The infamous GTA Trilogy is now on Steam, and it’s coming to Epic Games Store
Players are still pointing out the bugs
Rockstar have brought Grand Theft Auto: The Trilogy - Definitive Edition to Steam more than a year after its disastrous launch. GTA Trilogy was originally released as a Rockstar Store exclusive, and packages together GTA III (the first 3D one), GTA: Vice City (the best one), and GTA: San Andreas (the one with CJ in it). The collection’s arrival on Steam replaces the original versions of each game on the storefront, and coincides with a publisher sale that ends February 2nd.

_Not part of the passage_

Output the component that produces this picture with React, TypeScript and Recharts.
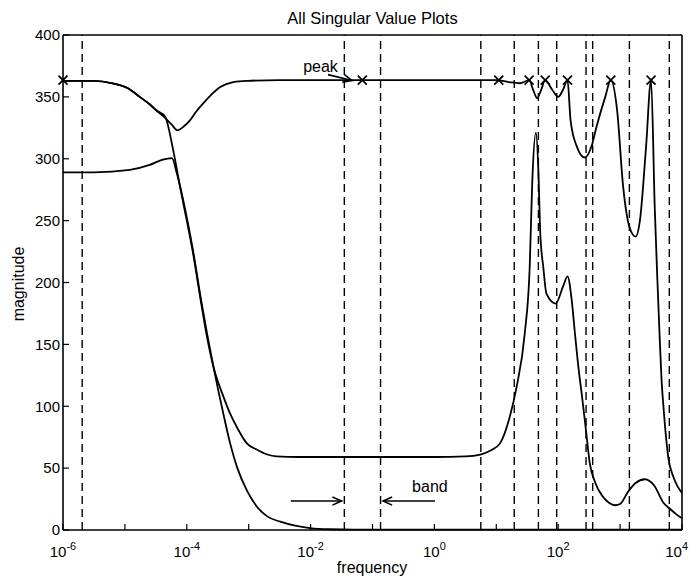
import React from "react";
import {
  ComposedChart,
  Line,
  Scatter,
  XAxis,
  YAxis,
  ReferenceLine,
  ReferenceDot,
} from "recharts";

// x values are log10(frequency)
const xTicks = [-6, -5, -4, -3, -2, -1, 0, 1, 2, 3, 4];
const yTicks = [0, 50, 100, 150, 200, 250, 300, 350, 400];

const cutoffExp = [-5.69, -1.455, -0.87, 0.75, 1.29, 1.68, 1.976, 2.45, 2.557, 3.15, 3.795];

const peakExp = [-6, -1.165, 1.04, 1.53, 1.79, 2.15, 2.85, 3.5];
const peakMag = [363.5, 363.5, 363.5, 363.5, 363.5, 363.5, 363.5, 363.5];

const s1Exp = [
  -6, -5.5, -5.2, -4.95, -4.76, -4.6, -4.49, -4.35, -4.25, -4.15, -4.05, -3.95, -3.85, -3.73, -3.6,
  -3.46, -3.25, -3.03, -2.5, 0, 1.0, 1.2, 1.38, 1.53, 1.6, 1.66, 1.72, 1.79, 1.9, 2.0, 2.08, 2.15,
  2.2, 2.3, 2.43, 2.55, 2.62, 2.76, 2.85, 2.95, 3.05, 3.15, 3.25, 3.32, 3.42, 3.5, 3.56, 3.6, 3.64,
  3.67, 3.7, 3.74, 3.78, 3.86, 3.93, 4,
];
const s1Mag = [
  363, 363, 361, 357, 350, 344, 339, 333, 328, 323, 326, 331, 338, 345, 352,
  358, 362, 363, 363.5, 363.5, 363.5, 362, 361, 363.5, 355, 349, 355, 363.5, 356, 350, 356, 363.5,
  331, 310, 301, 312, 326, 350, 363.5, 340, 277, 245, 237, 250, 310, 363.5, 260, 205, 155,
  121, 100, 76, 58, 43, 35, 30,
];

const s2Exp = [
  -6, -5.5, -5.2, -4.95, -4.76, -4.6, -4.49, -4.35, -4.22, -4.1, -4.0, -3.9, -3.77, -3.67, -3.57,
  -3.41, -3.3, -3.19, -3.03, -2.87, -2.7, -2.55, -2.2, 0, 0.5, 0.74, 0.9, 1.06, 1.22, 1.33, 1.46,
  1.54, 1.58, 1.64, 1.68, 1.71, 1.76, 1.81, 1.96, 2.08, 2.15, 2.22, 2.27, 2.33, 2.38, 2.45, 2.51,
  2.6, 2.72, 2.82, 2.92, 3.0, 3.13, 3.25, 3.4, 3.55, 3.7, 3.81, 3.9, 4,
];
const s2Mag = [
  363, 363, 361, 357, 350, 344, 339, 334, 307, 275, 250, 224, 184, 155, 132,
  108, 94, 83, 70, 65, 61, 59.5, 59, 59, 59.5, 61, 64, 70, 92, 116, 159,
  213, 280, 321, 290, 240, 212, 191, 183, 197, 205, 185, 159, 130, 110, 80, 54,
  38, 27, 22, 20, 21, 31, 38, 41, 36, 22, 17, 13, 9.5,
];

const s3Exp = [
  -6, -5.5, -4.92, -4.6, -4.4, -4.24, -4.16, -4.06, -3.9, -3.77, -3.57, -3.41, -3.3, -3.19, -3.03,
  -2.87, -2.7, -2.49, -2.25, -2.01, -1.69, -1.3, 0, 2, 4,
];
const s3Mag = [
  289, 289, 291, 295, 299, 300.5, 288, 267, 226, 186, 132, 94, 70, 51, 32,
  19, 11, 6.7, 3.5, 1.6, 0.6, 0.3, 0.3, 0.3, 0.3,
];

const toPoints = (xs: number[], ys: number[]) => xs.map((x, i) => ({ x, y: ys[i] }));

const s1 = toPoints(s1Exp, s1Mag);
const s2 = toPoints(s2Exp, s2Mag);
const s3 = toPoints(s3Exp, s3Mag);
const peaks = toPoints(peakExp, peakMag);

const font = "'Liberation Sans', Arial, Helvetica, sans-serif";

const XTick = (props: any) => {
  const { x, y, payload } = props;
  const e = payload.value;
  if (e % 2 !== 0) return <g />;
  // last label would run past the page edge, so anchor it at its end
  const last = e === xTicks[xTicks.length - 1];
  return (
    <text
      x={last ? 688 : x}
      y={y + 27}
      textAnchor={last ? "end" : "middle"}
      fontSize={15}
      fontFamily={font}
      fill="#000"
    >
      <tspan>10</tspan>
      <tspan dy={-7} fontSize={11}>
        {String(e)}
      </tspan>
    </text>
  );
};

const Cross = (props: any) => {
  const { cx, cy } = props;
  const r = 4.5;
  return (
    <path
      d={`M${cx - r},${cy - r}L${cx + r},${cy + r}M${cx - r},${cy + r}L${cx + r},${cy - r}`}
      stroke="#000"
      strokeWidth={1.7}
      fill="none"
    />
  );
};

const Arrow = (props: any) => {
  const { x1, y1, x2, y2 } = props;
  const a = Math.atan2(y2 - y1, x2 - x1);
  const len = 10;
  const w = 0.42;
  const ax = x2 - len * Math.cos(a - w);
  const ay = y2 - len * Math.sin(a - w);
  const bx = x2 - len * Math.cos(a + w);
  const by = y2 - len * Math.sin(a + w);
  return (
    <g>
      <line x1={x1} y1={y1} x2={x2} y2={y2} stroke="#000" strokeWidth={1.6} />
      <polyline points={`${ax},${ay} ${x2},${y2} ${bx},${by}`} fill="none" stroke="#000" strokeWidth={1.6} />
    </g>
  );
};

const Note = (text: string) => (props: any) => (
  <text x={props.cx} y={props.cy} fontSize={16} fontFamily={font} fill="#000">
    {text}
  </text>
);

export default function App() {
  return (
    <div style={{ position: "relative", width: 689, height: 581, background: "#fff" }}>
      <style>{`body{margin:0;}`}</style>
      <div
        style={{
          position: "absolute",
          left: 63,
          width: 619,
          top: 8,
          textAlign: "center",
          fontFamily: font,
          fontSize: 16.5,
          lineHeight: "20px",
        }}
      >
        All Singular Value Plots
      </div>
      <ComposedChart width={689} height={581} margin={{ top: 0, right: 0, bottom: 0, left: 0 }}>
        <XAxis
          xAxisId="B"
          dataKey="x"
          type="number"
          domain={[-6, 4]}
          ticks={xTicks}
          interval={0}
          height={51}
          tickSize={-6}
          tickMargin={6}
          tick={<XTick />}
          axisLine={{ stroke: "#000", strokeWidth: 1.6 }}
          tickLine={{ stroke: "#000", strokeWidth: 1.2 }}
          label={{
            content: () => (
              <text x={372} y={573} textAnchor="middle" fontSize={16} fontFamily={font} fill="#000">
                frequency
              </text>
            ),
          }}
        />
        <XAxis
          xAxisId="T"
          dataKey="x"
          type="number"
          orientation="top"
          domain={[-6, 4]}
          ticks={xTicks}
          interval={0}
          height={35}
          tickSize={-6}
          tick={false}
          axisLine={{ stroke: "#000", strokeWidth: 1.6 }}
          tickLine={{ stroke: "#000", strokeWidth: 1.2 }}
        />
        <YAxis
          yAxisId="L"
          type="number"
          domain={[0, 400]}
          ticks={yTicks}
          interval={0}
          width={63}
          tickSize={-6}
          tickMargin={9}
          tick={{ fill: "#000", fontSize: 15, fontFamily: font }}
          axisLine={{ stroke: "#000", strokeWidth: 1.6 }}
          tickLine={{ stroke: "#000", strokeWidth: 1.2 }}
          label={{
            content: () => (
              <text
                x={24}
                y={284}
                transform="rotate(-90 24 284)"
                textAnchor="middle"
                fontSize={16}
                fontFamily={font}
                fill="#000"
              >
                magnitude
              </text>
            ),
          }}
        />
        <YAxis
          yAxisId="R"
          orientation="right"
          type="number"
          domain={[0, 400]}
          ticks={yTicks}
          interval={0}
          width={7}
          tickSize={-6}
          tick={false}
          axisLine={{ stroke: "#000", strokeWidth: 1.6 }}
          tickLine={{ stroke: "#000", strokeWidth: 1.2 }}
        />

        {cutoffExp.map((e) => (
          <ReferenceLine
            key={e}
            x={e}
            xAxisId="B"
            yAxisId="L"
            stroke="#000"
            strokeWidth={1.4}
            strokeDasharray="8 5"
          />
        ))}

        <Line xAxisId="B" yAxisId="L" data={s3} dataKey="y" type="monotone" stroke="#000" strokeWidth={1.8} dot={false} activeDot={false} isAnimationActive={false} />
        <Line xAxisId="B" yAxisId="L" data={s2} dataKey="y" type="monotone" stroke="#000" strokeWidth={1.8} dot={false} activeDot={false} isAnimationActive={false} />
        <Line xAxisId="B" yAxisId="L" data={s1} dataKey="y" type="monotone" stroke="#000" strokeWidth={1.8} dot={false} activeDot={false} isAnimationActive={false} />
        <Scatter xAxisId="B" yAxisId="L" data={peaks} dataKey="y" shape={<Cross />} isAnimationActive={false} />

        <ReferenceLine
          xAxisId="B"
          yAxisId="L"
          segment={[{ x: -1.72, y: 368 }, { x: -1.33, y: 363.3 }]}
          shape={<Arrow />}
        />
        <ReferenceLine
          xAxisId="B"
          yAxisId="L"
          segment={[{ x: -2.32, y: 23.4 }, { x: -1.5, y: 23.4 }]}
          shape={<Arrow />}
        />
        <ReferenceLine
          xAxisId="B"
          yAxisId="L"
          segment={[{ x: 0.01, y: 23.4 }, { x: -0.83, y: 23.4 }]}
          shape={<Arrow />}
        />
        <ReferenceDot xAxisId="B" yAxisId="L" x={-2.12} y={370} r={1} shape={Note("peak")} />
        <ReferenceDot xAxisId="B" yAxisId="L" x={-0.36} y={30.7} r={1} shape={Note("band")} />
      </ComposedChart>
    </div>
  );
}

Rockstar insist all three games will support Steam Deck, if you fancy causing some mayhem on the go. A release on the Epic Games Store is pencilled in for later in January too, the publisher confirmed in a post on their Newswire blog. The more recent versions of these classic GTAs attempted to overhaul the controls, graphics, and environments. Players have already flocked to the Steam reviews for all three GTAs in the collection to report that, yes, they’re still buggy.
A day after GTA Trilogy went on sale for PC on the Rockstar launcher in November 2021, the publisher pulled it due to “unintentionally included” files such as licensed songs that shouldn’t have been in there and uncompiled code that included comments from the programmers. The game was reinstated, but the shoddy state of the Trilogy remasters led to an apology from Rockstar, who revived the original versions of all three and gave them to anyone who’d bought the collection. Rockstar have released patches for GTA Trilogy since, but the debacle reportedly scuppered plans to remaster GTA 4 and Red Dead Redemption.
Grand Theft Auto: The Trilogy - Definitive Edition is available on Steam for £55/$60/€60, but there’s currently 50% off. Does that make it half-baked? GTA Trilogy's also on the Rockstar Games launcher, and current and last-gen consoles.